Stand down and rest easy SGM, your tour of duty on the wall is done.  Thank you for your faithful service.


----------



## SkrewzLoose (Nov 2, 2011)

Rest In Peace, SGM.


----------



## Muppet (Nov 3, 2011)

Rest in peace.

F.M.


----------



## Brill (Nov 3, 2011)

There was a compound on Marez named after SGM O'dell so it was as if he was working right along side us doing the same work: enabling others to fuck up haji.


----------



## tova (Nov 4, 2011)

RIP, Godspeed, PBS....


----------



## Viper1 (Nov 4, 2011)

Rest in peace SGM


----------



## RackMaster (Nov 4, 2011)

RIP.


----------



## Red Flag 1 (Nov 4, 2011)

Rest In God's Peace SGM.


----------



## Marine0311 (Mar 18, 2014)

Derrick said:


> Oh when I was getting out of the car I was like...what's your name SM, he gave a half smile and says Odell..odie



Derrick per the site rules you are to post and intro in the "Introductions" section. Do not make another post further.


----------



## pardus (Mar 18, 2014)

RIP SGM.


----------



## HALO99 (Mar 19, 2014)

Rest in Peace SGM.


----------



## rlowery60 (Mar 19, 2014)

Rest In Peace SGM.


----------



## rangercanine (Apr 21, 2020)

dknob said:


> In 2004, I was delpoyed to Mosul, Iraq.
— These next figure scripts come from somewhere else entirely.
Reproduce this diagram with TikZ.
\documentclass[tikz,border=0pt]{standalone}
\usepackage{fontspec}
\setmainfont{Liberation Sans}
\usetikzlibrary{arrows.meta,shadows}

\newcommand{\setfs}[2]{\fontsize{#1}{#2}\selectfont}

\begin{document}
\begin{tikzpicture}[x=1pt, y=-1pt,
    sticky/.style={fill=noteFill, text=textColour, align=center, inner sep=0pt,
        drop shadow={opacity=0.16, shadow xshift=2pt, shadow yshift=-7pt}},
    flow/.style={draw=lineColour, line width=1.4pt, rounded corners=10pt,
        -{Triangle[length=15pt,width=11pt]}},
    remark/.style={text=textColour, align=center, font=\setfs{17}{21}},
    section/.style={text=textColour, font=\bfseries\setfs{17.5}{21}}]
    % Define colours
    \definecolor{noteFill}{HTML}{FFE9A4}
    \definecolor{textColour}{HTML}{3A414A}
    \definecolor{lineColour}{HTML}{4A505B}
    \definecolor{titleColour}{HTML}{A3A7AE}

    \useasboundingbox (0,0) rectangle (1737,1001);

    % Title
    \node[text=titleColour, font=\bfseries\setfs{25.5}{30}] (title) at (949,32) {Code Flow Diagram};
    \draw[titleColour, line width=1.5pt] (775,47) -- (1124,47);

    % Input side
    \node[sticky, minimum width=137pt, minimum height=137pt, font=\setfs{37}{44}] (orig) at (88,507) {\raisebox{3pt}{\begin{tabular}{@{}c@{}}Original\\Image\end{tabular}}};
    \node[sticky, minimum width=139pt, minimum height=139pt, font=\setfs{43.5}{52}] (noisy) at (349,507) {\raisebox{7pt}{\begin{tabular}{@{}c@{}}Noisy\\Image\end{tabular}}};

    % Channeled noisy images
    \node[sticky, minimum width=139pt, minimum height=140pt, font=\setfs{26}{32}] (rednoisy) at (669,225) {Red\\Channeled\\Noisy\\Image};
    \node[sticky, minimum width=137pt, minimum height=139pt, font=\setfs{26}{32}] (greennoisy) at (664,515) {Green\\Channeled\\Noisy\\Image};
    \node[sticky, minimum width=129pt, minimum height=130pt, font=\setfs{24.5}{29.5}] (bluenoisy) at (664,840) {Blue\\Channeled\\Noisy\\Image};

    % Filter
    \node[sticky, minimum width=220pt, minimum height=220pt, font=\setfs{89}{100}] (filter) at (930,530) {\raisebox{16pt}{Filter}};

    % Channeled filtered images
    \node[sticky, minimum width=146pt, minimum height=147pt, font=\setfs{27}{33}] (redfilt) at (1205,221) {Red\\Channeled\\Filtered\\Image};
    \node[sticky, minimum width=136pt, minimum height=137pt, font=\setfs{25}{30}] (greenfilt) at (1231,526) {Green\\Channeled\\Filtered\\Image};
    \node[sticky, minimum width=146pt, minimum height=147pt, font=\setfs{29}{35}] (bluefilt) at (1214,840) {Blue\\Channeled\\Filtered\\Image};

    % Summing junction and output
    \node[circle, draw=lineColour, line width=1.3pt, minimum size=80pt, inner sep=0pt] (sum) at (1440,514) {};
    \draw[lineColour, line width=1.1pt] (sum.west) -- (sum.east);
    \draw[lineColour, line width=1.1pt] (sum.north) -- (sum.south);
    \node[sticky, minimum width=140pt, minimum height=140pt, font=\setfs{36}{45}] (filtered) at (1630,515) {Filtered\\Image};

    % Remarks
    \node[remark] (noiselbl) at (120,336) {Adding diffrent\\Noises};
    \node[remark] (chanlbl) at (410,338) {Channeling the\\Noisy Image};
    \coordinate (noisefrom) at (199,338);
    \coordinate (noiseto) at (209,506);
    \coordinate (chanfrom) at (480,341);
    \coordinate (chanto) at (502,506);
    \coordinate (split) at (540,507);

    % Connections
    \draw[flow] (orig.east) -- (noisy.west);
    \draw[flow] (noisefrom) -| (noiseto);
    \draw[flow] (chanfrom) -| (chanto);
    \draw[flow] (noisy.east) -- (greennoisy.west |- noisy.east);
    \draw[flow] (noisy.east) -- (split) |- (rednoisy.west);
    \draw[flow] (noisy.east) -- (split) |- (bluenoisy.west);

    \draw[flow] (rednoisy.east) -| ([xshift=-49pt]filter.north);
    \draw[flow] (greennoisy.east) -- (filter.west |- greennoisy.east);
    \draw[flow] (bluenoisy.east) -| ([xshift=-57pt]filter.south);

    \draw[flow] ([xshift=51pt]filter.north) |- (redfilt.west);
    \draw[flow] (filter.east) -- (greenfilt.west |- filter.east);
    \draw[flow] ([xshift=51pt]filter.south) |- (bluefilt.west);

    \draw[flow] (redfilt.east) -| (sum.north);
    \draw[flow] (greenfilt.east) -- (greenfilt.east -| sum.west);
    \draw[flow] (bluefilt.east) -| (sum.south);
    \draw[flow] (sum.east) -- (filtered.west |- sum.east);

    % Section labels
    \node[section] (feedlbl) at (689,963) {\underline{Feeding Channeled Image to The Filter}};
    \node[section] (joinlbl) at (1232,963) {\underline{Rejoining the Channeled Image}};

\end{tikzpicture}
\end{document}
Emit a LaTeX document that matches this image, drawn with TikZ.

I was there in December when the suicide bomber entered the chow hall and killed around 20 people, 14 of which were US soldiers.
> 
> I was on an amazing assignment as an RTO attached to a JSOC assault team that would go out with the 25th ID on raids throughout Northern Iraq so I did not have much traditional Ranger supervision to keep track of my whereabouts. When it happened I was walking to the chow hall from the gym when I heard the explosion go off - but I had my mp3 player blasting metal so I figured it was outgoing artillery (had them installed to counter mortar attacks) or incoming mortars. The guys knew that I go to the chow hall after the gym but obviously I ran back when I saw people running around all over the place, obviously they were glad to see me intact.
> 
> ...


We were there at the same time.  I was a contractor on Camp ODell.  I was with SGM ODell just before he was KIA. I requested permission from Dept of Army to name our camp after SGM ODell. Pretty sure we bumped into each other while there if you came to our camp. I ran the security element there.


----------